DGI-byen is a facility that houses various spa facilities, restaurants, hotels, conference facilities, a bowling alley, flexible multi-centres, sports clubs, a superellipse shaped swimming pool and Vandkulturhuset, (Danish for "Water Culture House"), located in central Copenhagen, Denmark.

DGI-byen is situated within the Meat District (Kødbyen), a historical industrial area that was transformed into a recreation area for cultural and leisure activities from 1993. However, most of DGI-byen consists of new buildings, in contrast to the rest of the Meat District. One exception is Øksnehallen, formerly a stable for 1,600 cattle, now an exhibition and events venue.

First parts of the complex were opened in 1999. It is named after Danske Gymnastik- og Idrætsforeninger ("Danish Gymnastics and Sports Associations"), the main umbrella organisation of 5,000 local sports associations in Denmark with 1,3 million members. The second part of the name is by, Danish for "town" or "city", hinting that the facilities are extensive enough to operate as a mini city within Copenhagen.

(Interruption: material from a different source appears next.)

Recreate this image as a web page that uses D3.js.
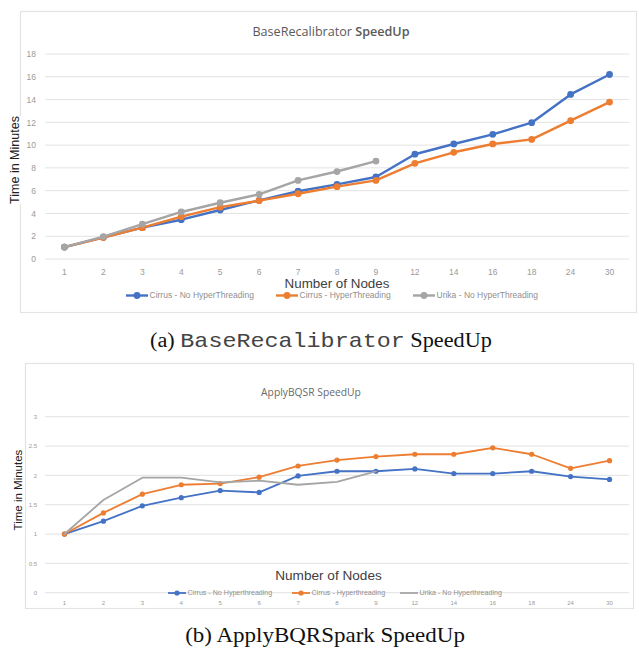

The main building is a 22,000 square metre facility situated directly behind Copenhagen Central Station. A walled-off portion provides infrastructure for DGI-byen's numerous cultural activities and events. DGI-byen is a rapidly expanding area of the city, with ongoing construction. DGI-byen hosts a variety of banquets, concerts, etc. One recognizable landmark seen from the Central Station is a giant outdoor climbing gym wall. The recreational facilities are aimed at the common public, rather than a business or upscale segment.